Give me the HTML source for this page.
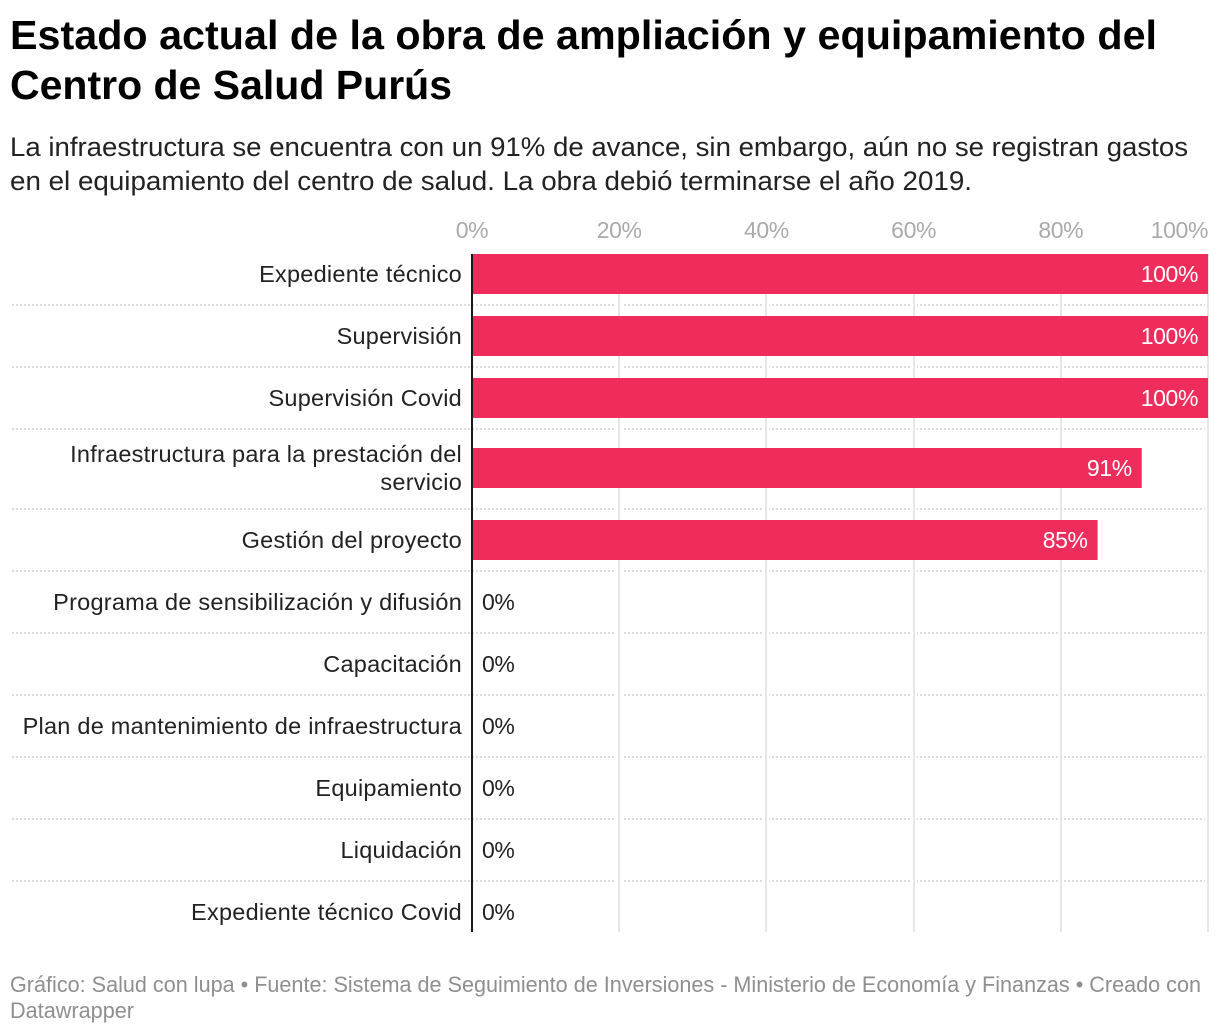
<!DOCTYPE html>
<html lang="es">
<head>
<meta charset="utf-8">
<title>Estado actual de la obra</title>
<style>
html,body{margin:0;padding:0;background:#fff;}
svg{display:block;}
text{font-family:"Liberation Sans",sans-serif;}
</style>
</head>
<body>
<svg id="chart" width="1220" height="1034" viewBox="0 0 1220 1034" xmlns="http://www.w3.org/2000/svg">
  <text x="10" y="49" font-size="41" font-weight="700" fill="#000" textLength="1147" lengthAdjust="spacingAndGlyphs">Estado actual de la obra de ampliación y equipamiento del</text>
  <text x="10" y="99" font-size="41" font-weight="700" fill="#000" textLength="442" lengthAdjust="spacingAndGlyphs">Centro de Salud Purús</text>
  <text x="10" y="156" font-size="27" fill="#222" textLength="1178" lengthAdjust="spacingAndGlyphs">La infraestructura se encuentra con un 91% de avance, sin embargo, aún no se registran gastos</text>
  <text x="10" y="190" font-size="27" fill="#222" textLength="962" lengthAdjust="spacingAndGlyphs">en el equipamiento del centro de salud. La obra debió terminarse el año 2019.</text>
  <g id="plot"></g>
  <text x="10" y="992" font-size="22" fill="#8f8f8f" textLength="1191" lengthAdjust="spacingAndGlyphs">Gráfico: Salud con lupa • Fuente: Sistema de Seguimiento de Inversiones - Ministerio de Economía y Finanzas • Creado con</text>
  <text x="10" y="1018" font-size="22" fill="#8f8f8f" textLength="124" lengthAdjust="spacingAndGlyphs">Datawrapper</text>
</svg>
<script>
const categories = ["Expediente técnico", "Supervisión", "Supervisión Covid", "Infraestructura para la prestación del|servicio", "Gestión del proyecto", "Programa de sensibilización y difusión", "Capacitación", "Plan de mantenimiento de infraestructura", "Equipamiento", "Liquidación", "Expediente técnico Covid"];
const values = [100, 100, 100, 91, 85, 0, 0, 0, 0, 0, 0];
const tickValues = [0, 20, 40, 60, 80, 100];

const NS = "http://www.w3.org/2000/svg";
const plot = document.getElementById("plot");
const X0 = 472, X1 = 1208, TOP = 243, BASE_ROW = 62, EXTRA_LINE = 18, BAR_H = 40;
const GRID_TOP = 254, GRID_BOTTOM = 932;
const xScale = v => X0 + (X1 - X0) * v / 100;

function make(tag, attrs, text) {
  const el = document.createElementNS(NS, tag);
  for (const k in attrs) el.setAttribute(k, attrs[k]);
  if (text !== undefined) el.textContent = text;
  plot.appendChild(el);
  return el;
}

// row layout derived from the number of label lines
let cursor = TOP;
const rows = categories.map(c => {
  const lines = c.split("|");
  const h = BASE_ROW + (lines.length - 1) * EXTRA_LINE;
  const r = { lines, top: cursor, h, mid: cursor + h / 2 - (lines.length - 1) };
  cursor += h;
  return r;
});

// row dividers
rows.slice(0, -1).forEach(r => {
  const y = r.top + r.h;
  const el = make("line", { x1: 12, x2: X1, y1: y, y2: y, stroke: "#dcdcdc", "stroke-width": 2, "stroke-dasharray": "2 2" });
  
  
});

// gridlines and tick labels
tickValues.forEach(t => {
  const x = xScale(t);
  const snapped = Math.round(x);
  if (t > 0) {
    const halo = make("line", { x1: snapped, x2: snapped, y1: GRID_TOP, y2: GRID_BOTTOM, stroke: "#fff", "stroke-width": 6 });
    
    
    const g = make("line", { x1: snapped, x2: snapped, y1: GRID_TOP, y2: GRID_BOTTOM, stroke: "#e6e6e6", "stroke-width": 2 });
    
    
  }
  const label = make("text", { x: x, y: 238, "font-size": 23, "letter-spacing": -0.4, fill: "#aaaaaa", "text-anchor": t === 100 ? "end" : "middle" }, t + "%");
  
  
});

// bars, value labels, category labels
rows.forEach((r, i) => {
  const v = values[i];
  const w = xScale(v) - X0;
  if (v > 0) {
    const bar = make("rect", { x: X0, y: r.mid - BAR_H / 2, width: w, height: BAR_H, fill: "#ee2d5d" });
    
    
  }
  const inside = v > 10;
  const vl = make("text", {
    x: inside ? xScale(v) - 10 : xScale(v) + 10,
    y: r.mid + 8,
    "font-size": 23,
    "letter-spacing": -0.4,
    fill: inside ? "#fff" : "#222",
    "text-anchor": inside ? "end" : "start"
  }, v + "%");
  
  
  r.lines.forEach((line, j) => {
    const y = r.mid + 8 + (j - (r.lines.length - 1) / 2) * 28;
    const cl = make("text", { x: 462, y: y, "font-size": 23.5, "letter-spacing": 0.24, fill: "#222", "text-anchor": "end" }, line);
    
    
  });
});

// zero axis line on top
const axis = make("line", { x1: X0, x2: X0, y1: GRID_TOP, y2: GRID_BOTTOM, stroke: "#1a1a1a", "stroke-width": 2 });


</script>
</body>
</html>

......

TO BE DONE
Each line of the material must be retyped exactly, except that images are omitted.

OUTPUT
Give me the HTML source for this page.
<!DOCTYPE html>
<html lang="es">
<head>
<meta charset="utf-8">
<title>Estado actual de la obra</title>
<style>
html,body{margin:0;padding:0;background:#fff;}
svg{display:block;}
text{font-family:"Liberation Sans",sans-serif;}
</style>
</head>
<body>
<svg id="chart" width="1220" height="1034" viewBox="0 0 1220 1034" xmlns="http://www.w3.org/2000/svg">
  <text x="10" y="49" font-size="41" font-weight="700" fill="#000" textLength="1147" lengthAdjust="spacingAndGlyphs">Estado actual de la obra de ampliación y equipamiento del</text>
  <text x="10" y="99" font-size="41" font-weight="700" fill="#000" textLength="442" lengthAdjust="spacingAndGlyphs">Centro de Salud Purús</text>
  <text x="10" y="156" font-size="27" fill="#222" textLength="1178" lengthAdjust="spacingAndGlyphs">La infraestructura se encuentra con un 91% de avance, sin embargo, aún no se registran gastos</text>
  <text x="10" y="190" font-size="27" fill="#222" textLength="962" lengthAdjust="spacingAndGlyphs">en el equipamiento del centro de salud. La obra debió terminarse el año 2019.</text>
  <g id="plot"></g>
  <text x="10" y="992" font-size="22" fill="#8f8f8f" textLength="1191" lengthAdjust="spacingAndGlyphs">Gráfico: Salud con lupa • Fuente: Sistema de Seguimiento de Inversiones - Ministerio de Economía y Finanzas • Creado con</text>
  <text x="10" y="1018" font-size="22" fill="#8f8f8f" textLength="124" lengthAdjust="spacingAndGlyphs">Datawrapper</text>
</svg>
<script>
const categories = ["Expediente técnico", "Supervisión", "Supervisión Covid", "Infraestructura para la prestación del|servicio", "Gestión del proyecto", "Programa de sensibilización y difusión", "Capacitación", "Plan de mantenimiento de infraestructura", "Equipamiento", "Liquidación", "Expediente técnico Covid"];
const values = [100, 100, 100, 91, 85, 0, 0, 0, 0, 0, 0];
const tickValues = [0, 20, 40, 60, 80, 100];

const NS = "http://www.w3.org/2000/svg";
const plot = document.getElementById("plot");
const X0 = 472, X1 = 1208, TOP = 243, BASE_ROW = 62, EXTRA_LINE = 18, BAR_H = 40;
const GRID_TOP = 254, GRID_BOTTOM = 932;
const xScale = v => X0 + (X1 - X0) * v / 100;

function make(tag, attrs, text) {
  const el = document.createElementNS(NS, tag);
  for (const k in attrs) el.setAttribute(k, attrs[k]);
  if (text !== undefined) el.textContent = text;
  plot.appendChild(el);
  return el;
}

// row layout derived from the number of label lines
let cursor = TOP;
const rows = categories.map(c => {
  const lines = c.split("|");
  const h = BASE_ROW + (lines.length - 1) * EXTRA_LINE;
  const r = { lines, top: cursor, h, mid: cursor + h / 2 - (lines.length - 1) };
  cursor += h;
  return r;
});

// row dividers
rows.slice(0, -1).forEach(r => {
  const y = r.top + r.h;
  const el = make("line", { x1: 12, x2: X1, y1: y, y2: y, stroke: "#dcdcdc", "stroke-width": 2, "stroke-dasharray": "2 2" });
  
  
});

// gridlines and tick labels
tickValues.forEach(t => {
  const x = xScale(t);
  const snapped = Math.round(x);
  if (t > 0) {
    const halo = make("line", { x1: snapped, x2: snapped, y1: GRID_TOP, y2: GRID_BOTTOM, stroke: "#fff", "stroke-width": 6 });
    
    
    const g = make("line", { x1: snapped, x2: snapped, y1: GRID_TOP, y2: GRID_BOTTOM, stroke: "#e6e6e6", "stroke-width": 2 });
    
    
  }
  const label = make("text", { x: x, y: 238, "font-size": 23, "letter-spacing": -0.4, fill: "#aaaaaa", "text-anchor": t === 100 ? "end" : "middle" }, t + "%");
  
  
});

// bars, value labels, category labels
rows.forEach((r, i) => {
  const v = values[i];
  const w = xScale(v) - X0;
  if (v > 0) {
    const bar = make("rect", { x: X0, y: r.mid - BAR_H / 2, width: w, height: BAR_H, fill: "#ee2d5d" });
    
    
  }
  const inside = v > 10;
  const vl = make("text", {
    x: inside ? xScale(v) - 10 : xScale(v) + 10,
    y: r.mid + 8,
    "font-size": 23,
    "letter-spacing": -0.4,
    fill: inside ? "#fff" : "#222",
    "text-anchor": inside ? "end" : "start"
  }, v + "%");
  
  
  r.lines.forEach((line, j) => {
    const y = r.mid + 8 + (j - (r.lines.length - 1) / 2) * 28;
    const cl = make("text", { x: 462, y: y, "font-size": 23.5, "letter-spacing": 0.24, fill: "#222", "text-anchor": "end" }, line);
    
    
  });
});

// zero axis line on top
const axis = make("line", { x1: X0, x2: X0, y1: GRID_TOP, y2: GRID_BOTTOM, stroke: "#1a1a1a", "stroke-width": 2 });


</script>
</body>
</html>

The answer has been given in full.